The policy voice of welfare reform is evident on a daily basis, from coverage of the current Northern Ireland impasse to senior government ministers advising they ‘could live on £53 a week’. Since 2010, welfare reform has been rapidly drawing in previously unaffected sickness and disability benefits and claimants from the welfare periphery. People experiencing sickness and disability are more vulnerable to poverty, particularly those of working age. This may also impact on the ability to retain independence, contribute to society and be valued; reinforcing existing barriers to equality. Never before have frontline advice and support services across all sectors been more stretched – and under-resourced.
The often forgotten voices of welfare reform are those health, social care and welfare professionals supporting people affected by disability and ill-health. In current climates, advising and supporting people affected by disability and ill-health can be stressful and testing. Taking time for reflection can prove difficult.
While reflective practice is not a simple cure-all for social and welfare ills, networking and learning helps front line professionals share and exchange skills and knowledge, removing sometimes unhelpful boundary demarcations between staff and service sectors.
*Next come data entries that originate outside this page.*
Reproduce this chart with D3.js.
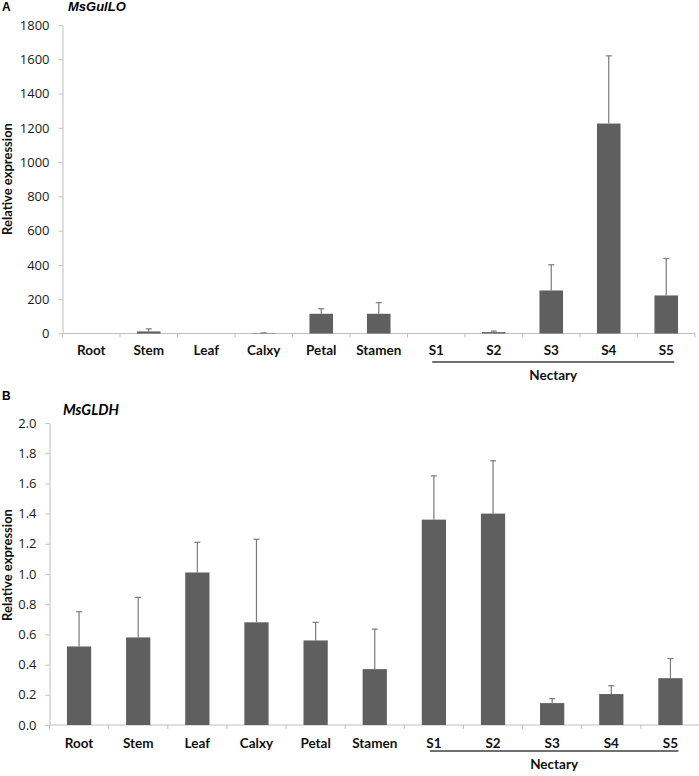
<!DOCTYPE html>
<html>
<head>
<meta charset="utf-8">
<script src="https://cdn.jsdelivr.net/npm/d3@7"></script>
<style>
  body { margin: 0; background: #fff; }
  svg { display: block; }
</style>
</head>
<body>
<svg id="chart" width="699" height="776"></svg>
<script>
// categories shared by both panels
const categories = ["Root", "Stem", "Leaf", "Calxy", "Petal", "Stamen", "S1", "S2", "S3", "S4", "S5"];
const nectaryGroup = ["S1", "S2", "S3", "S4", "S5"];

// panel A: MsGulLO
const gulloMean = [0, 12, 0, 2, 115, 115, 0, 8, 251, 1225, 222];
const gulloErr  = [0, 15, 0, 1.5, 29, 65, 0, 6, 150, 395, 216];
const gulloTicks = [0, 200, 400, 600, 800, 1000, 1200, 1400, 1600, 1800];

// panel B: MsGLDH
const gldhMean = [0.52, 0.58, 1.01, 0.68, 0.56, 0.37, 1.36, 1.40, 0.145, 0.205, 0.31];
const gldhErr  = [0.23, 0.265, 0.20, 0.55, 0.12, 0.265, 0.29, 0.35, 0.03, 0.055, 0.13];
const gldhTicks = [0, 0.2, 0.4, 0.6, 0.8, 1.0, 1.2, 1.4, 1.6, 1.8, 2.0];

const svg = d3.select("#chart");
const axisColor = "#bfbfbf";
const barColor = "#5f5f5f";

function drawPanel(opt) {
    const g = svg.append("g");

    const x = d3.scaleBand()
        .domain(categories)
        .range([opt.left, opt.right])
        .paddingInner(0);

    const y = d3.scaleLinear()
        .domain([0, opt.max])
        .range([opt.bottom, opt.top]);

    const barW = x.bandwidth() * 0.41;

    // y axis
    const yAxis = g.append("g")
        .attr("transform", `translate(${opt.left},0)`)
        .call(d3.axisLeft(y).tickValues(opt.ticks).tickSize(4).tickSizeOuter(0).tickPadding(9).tickFormat(opt.fmt));
    yAxis.select(".domain").attr("stroke", axisColor);
    yAxis.selectAll(".tick line").attr("stroke", axisColor);
    yAxis.selectAll(".tick text")
        .attr("fill", "#1a1a1a")
        .attr("font-family", "'Open Sans', sans-serif")
        .attr("font-size", 13);

    // x axis line + boundary ticks
    g.append("line")
        .attr("x1", opt.left).attr("x2", opt.right)
        .attr("y1", y(0)).attr("y2", y(0))
        .attr("stroke", axisColor);
    const bounds = categories.map(c => x(c)).concat([opt.right]);
    g.selectAll(".xtick")
        .data(bounds)
        .join("line")
        .attr("x1", d => d).attr("x2", d => d)
        .attr("y1", y(0)).attr("y2", y(0) + 4)
        .attr("stroke", axisColor);

    const xAxis = g.append("g")
        .attr("transform", `translate(0,${y(0)})`)
        .call(d3.axisBottom(x).tickSize(0).tickPadding(opt.labelPad));
    xAxis.select(".domain").remove();
    xAxis.selectAll(".tick text")
        .attr("fill", "#111")
        .attr("font-family", "Lato, sans-serif")
        .attr("font-weight", "bold")
        .attr("font-size", 13.5);

    const rows = categories.map((c, i) => ({ c, v: opt.mean[i], e: opt.err[i] }));

    // bars
    g.selectAll(".bar")
        .data(rows)
        .join("rect")
        .attr("x", d => x(d.c) + (x.bandwidth() - barW) / 2)
        .attr("width", barW)
        .attr("y", d => y(d.v))
        .attr("height", d => y(0) - y(d.v))
        .attr("fill", barColor);

    // upper error bars
    const eb = g.selectAll(".err")
        .data(rows.filter(d => d.e > 0))
        .join("g")
        .attr("stroke", "#7a7a7a")
        .attr("stroke-width", 1.2);
    eb.append("line")
        .attr("x1", d => x(d.c) + x.bandwidth() / 2)
        .attr("x2", d => x(d.c) + x.bandwidth() / 2)
        .attr("y1", d => y(d.v))
        .attr("y2", d => y(d.v + d.e));
    eb.append("line")
        .attr("x1", d => x(d.c) + x.bandwidth() / 2 - 3)
        .attr("x2", d => x(d.c) + x.bandwidth() / 2 + 3)
        .attr("y1", d => y(d.v + d.e))
        .attr("y2", d => y(d.v + d.e));

    // nectary group line and label
    const first = x(nectaryGroup[0]) + x.bandwidth() / 2;
    const last = x(nectaryGroup[nectaryGroup.length - 1]) + x.bandwidth() / 2;
    g.append("line")
        .attr("x1", first - 4).attr("x2", last + 8)
        .attr("y1", opt.lineY).attr("y2", opt.lineY)
        .attr("stroke", "#404040")
        .attr("stroke-width", 1.5);
    g.append("text")
        .attr("x", (first + last) / 2 + 2)
        .attr("y", opt.lineY + 18)
        .attr("text-anchor", "middle")
        .attr("font-family", "Lato, sans-serif")
        .attr("font-weight", "bold")
        .attr("font-size", 13.5)
        .attr("fill", "#111")
        .text("Nectary");

    // y label
    g.append("text")
        .attr("transform", `translate(${opt.ylabX},${opt.ylabY}) rotate(-90)`)
        .attr("text-anchor", "middle")
        .attr("font-family", "Lato, sans-serif")
        .attr("font-weight", "bold")
        .attr("font-size", 13)
        .attr("fill", "#111")
        .text("Relative expression");

    // panel letter and gene name
    g.append("text")
        .attr("x", 2).attr("y", opt.letterY)
        .attr("font-family", "'Liberation Sans', Arial, sans-serif")
        .attr("font-weight", "bold")
        .attr("font-size", 12)
        .text(opt.letter);
    g.append("text")
        .attr("x", opt.titleX).attr("y", opt.titleY)
        .attr("font-family", opt.titleFont)
        .attr("font-weight", "bold")
        .attr("font-style", "italic")
        .attr("font-size", opt.titleSize)
        .text(opt.title);
}

drawPanel({
    left: 62.5, right: 695, top: 25, bottom: 333.5,
    max: 1800, ticks: gulloTicks, fmt: d3.format("d"),
    mean: gulloMean, err: gulloErr,
    labelPad: 12, lineY: 362,
    ylabX: 12, ylabY: 179,
    letter: "A", letterY: 11,
    title: "MsGulLO", titleX: 68, titleY: 11, titleSize: 13,
    titleFont: "'Liberation Sans', Arial, sans-serif"
});

drawPanel({
    left: 49.5, right: 700, top: 423, bottom: 725,
    max: 2.0, ticks: gldhTicks, fmt: d3.format(".1f"),
    mean: gldhMean, err: gldhErr,
    labelPad: 13, lineY: 751,
    ylabX: 12, ylabY: 565,
    letter: "B", letterY: 400,
    title: "MsGLDH", titleX: 63, titleY: 415, titleSize: 14.5,
    titleFont: "Lato, sans-serif"
});
</script>
</body>
</html>
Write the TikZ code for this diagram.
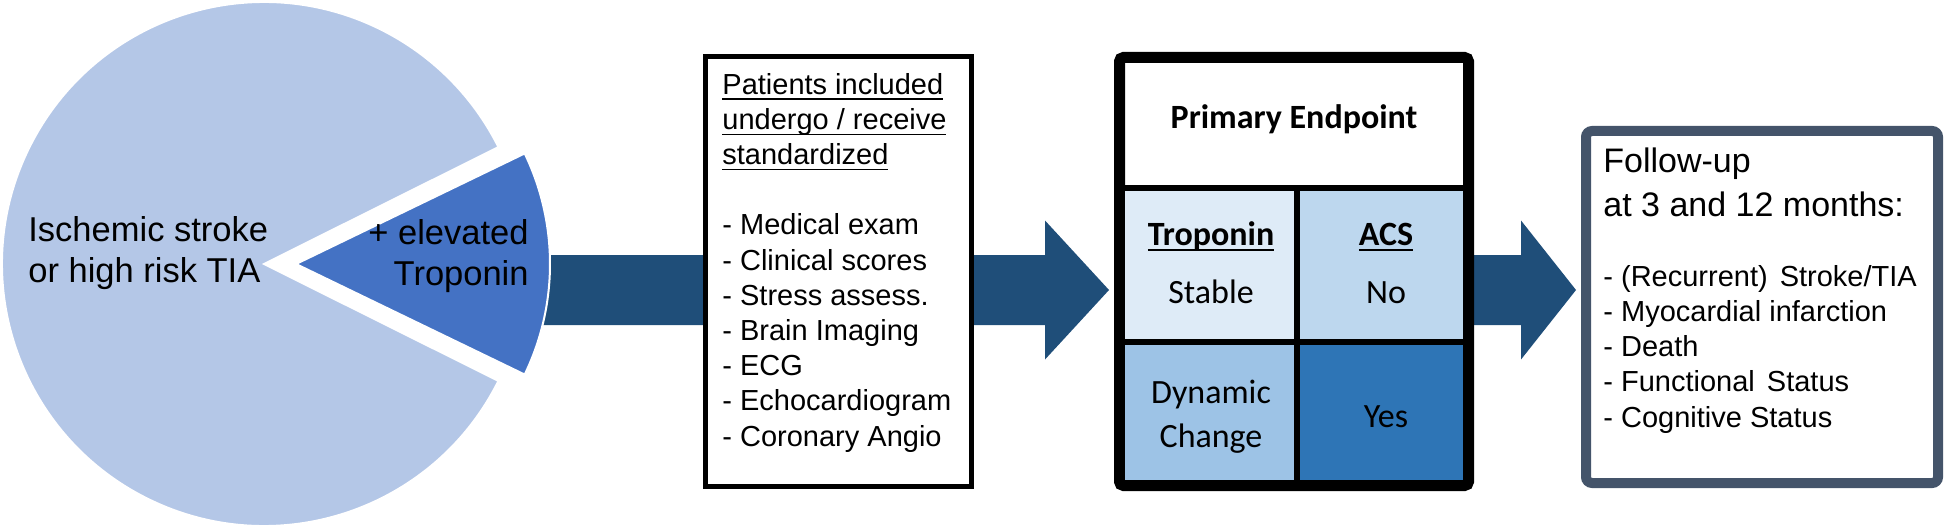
\documentclass[tikz,border=0pt]{standalone}
\usepackage{fontspec}
\setmainfont{Liberation Sans}
\newfontfamily\calfont{Carlito}
\usepackage{xcolor}
\usetikzlibrary{calc}
\usetikzlibrary{backgrounds}

\definecolor{pielight}{HTML}{B4C7E7}
\definecolor{piedark}{HTML}{4472C4}
\definecolor{flowblue}{HTML}{1F4E79}
\definecolor{cellA}{HTML}{DEEBF7}
\definecolor{cellB}{HTML}{BDD7EE}
\definecolor{cellC}{HTML}{9DC3E6}
\definecolor{cellD}{HTML}{2E75B6}
\definecolor{slate}{HTML}{44546A}

\newcommand{\undl}[1]{\setbox0=\hbox{#1}\rlap{\rule[-3pt]{\wd0}{0.8pt}}\box0}

\begin{document}
\begin{tikzpicture}[x=0.5pt,y=-0.5pt,
  flow/.style={fill=flowblue},
  piefont/.style={font=\fontsize{17.25}{20.5}\selectfont, inner sep=0pt},
  listfont/.style={font=\fontsize{14.5}{17.6}\selectfont, inner sep=0pt, align=left, anchor=base west},
  cellfont/.style={font=\calfont\fontsize{17}{22}\selectfont, inner sep=0pt, anchor=base}]

\useasboundingbox (0,0) rectangle (1946,529);

\filldraw[fill=pielight, draw=white, line width=1pt] (264,264) -- ++(26.5:262) arc[start angle=26.5, end angle=333.5, radius=262] -- cycle;
\filldraw[fill=piedark, draw=white, line width=1pt] (296,264) -- ++(-25.8:254) arc[start angle=-25.8, end angle=25.8, radius=254] -- cycle;
\node[piefont, align=left, anchor=base west] (stroke) at (28,282) {Ischemic stroke\\or high risk TIA};
\node[piefont, align=right, anchor=base east] (tropo) at (529,285) {+ elevated\\Troponin};

\node[draw, line width=2.5pt, fill=white, minimum width=133pt, minimum height=215pt, inner sep=0pt] (exams) at (838.5,271.5) {};
\node[listfont] (examlist) at (722,446) {\undl{Patients included}\\\undl{undergo / receive}\\\undl{standardized}\\[17.6pt]- Medical exam\\- Clinical scores\\- Stress assess.\\- Brain Imaging\\- ECG\\- Echocardiogram\\- Coronary Angio};

\node[draw, line width=5.5pt, fill=white, rounded corners=2pt, minimum width=174.5pt, minimum height=214pt, inner sep=0pt] (endpt) at (1294,271.5) {};
\fill[cellA] (1125,188) rectangle (1297,341.5);
\fill[cellB] (1297,188) rectangle (1463,341.5);
\fill[cellC] (1125,341.5) rectangle (1297,480);
\fill[cellD] (1297,341.5) rectangle (1463,480);
\draw[line width=3pt] (1125,188) -- (1463,188) (1125,341.5) -- (1463,341.5) (1297,188) -- (1297,480);
\node[cellfont] (primary) at (1294,129) {\bfseries Primary Endpoint};
\node[cellfont] (tropohead) at (1211,245) {\bfseries\undl{Troponin}};
\node[cellfont] (stable) at (1211,303) {Stable};
\node[cellfont] (acshead) at (1386,245) {\bfseries\undl{ACS}};
\node[cellfont] (acsno) at (1386,303) {No};
\node[cellfont, align=center] (dynamic) at (1211,447) {Dynamic\\Change};
\node[cellfont] (acsyes) at (1386,427) {Yes};

\node[draw=slate, line width=5pt, fill=white, rounded corners=3pt, minimum width=176pt, minimum height=176pt, inner sep=0pt] (follow) at (1762,307) {};
\node[font=\fontsize{17}{21.5}\selectfont, inner sep=0pt, align=left, anchor=base west] (followhead) at (1603,216) {Follow-up\\at 3 and 12 months:};
\node[listfont] (outcomes) at (1603,427) {- (Recurrent)\hspace{2pt} Stroke/TIA\\- Myocardial infarction\\- Death\\- Functional\hspace{2pt} Status\\- Cognitive Status};

\coordinate (arrowrow) at (0,290);
\begin{scope}[on background layer]
\path (540,290) coordinate (a1s) ($(endpt.west |- arrowrow)+(-5,0)$) coordinate (a1e);
\fill[flow] ($(a1s)+(0,-35)$) -- ($(a1e)+(-64,-35)$) -- ($(a1e)+(-64,-69.5)$) -- (a1e) -- ($(a1e)+(-64,69.5)$) -- ($(a1e)+(-64,35)$) -- ($(a1s)+(0,35)$) -- cycle;
\path (endpt.east |- arrowrow) coordinate (a2s) ($(follow.west |- arrowrow)+(-5,0)$) coordinate (a2e);
\fill[flow] ($(a2s)+(0,-35)$) -- ($(a2e)+(-55,-35)$) -- ($(a2e)+(-55,-69.5)$) -- (a2e) -- ($(a2e)+(-55,69.5)$) -- ($(a2e)+(-55,35)$) -- ($(a2s)+(0,35)$) -- cycle;
\end{scope}

\end{tikzpicture}
\end{document}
The outcome? Professional experience and support is improved; likewise, support for patients, claimants, their families, partners and carers is improved.
Within my work as Macmillan Lecturer I encounter a range of health, social care and welfare professionals sharing and reflecting on their learning and practice online, establishing connections and networks across health and social care sectors. This is one space where health, welfare and social care professionals can join together, share their concerns and make their voices louder.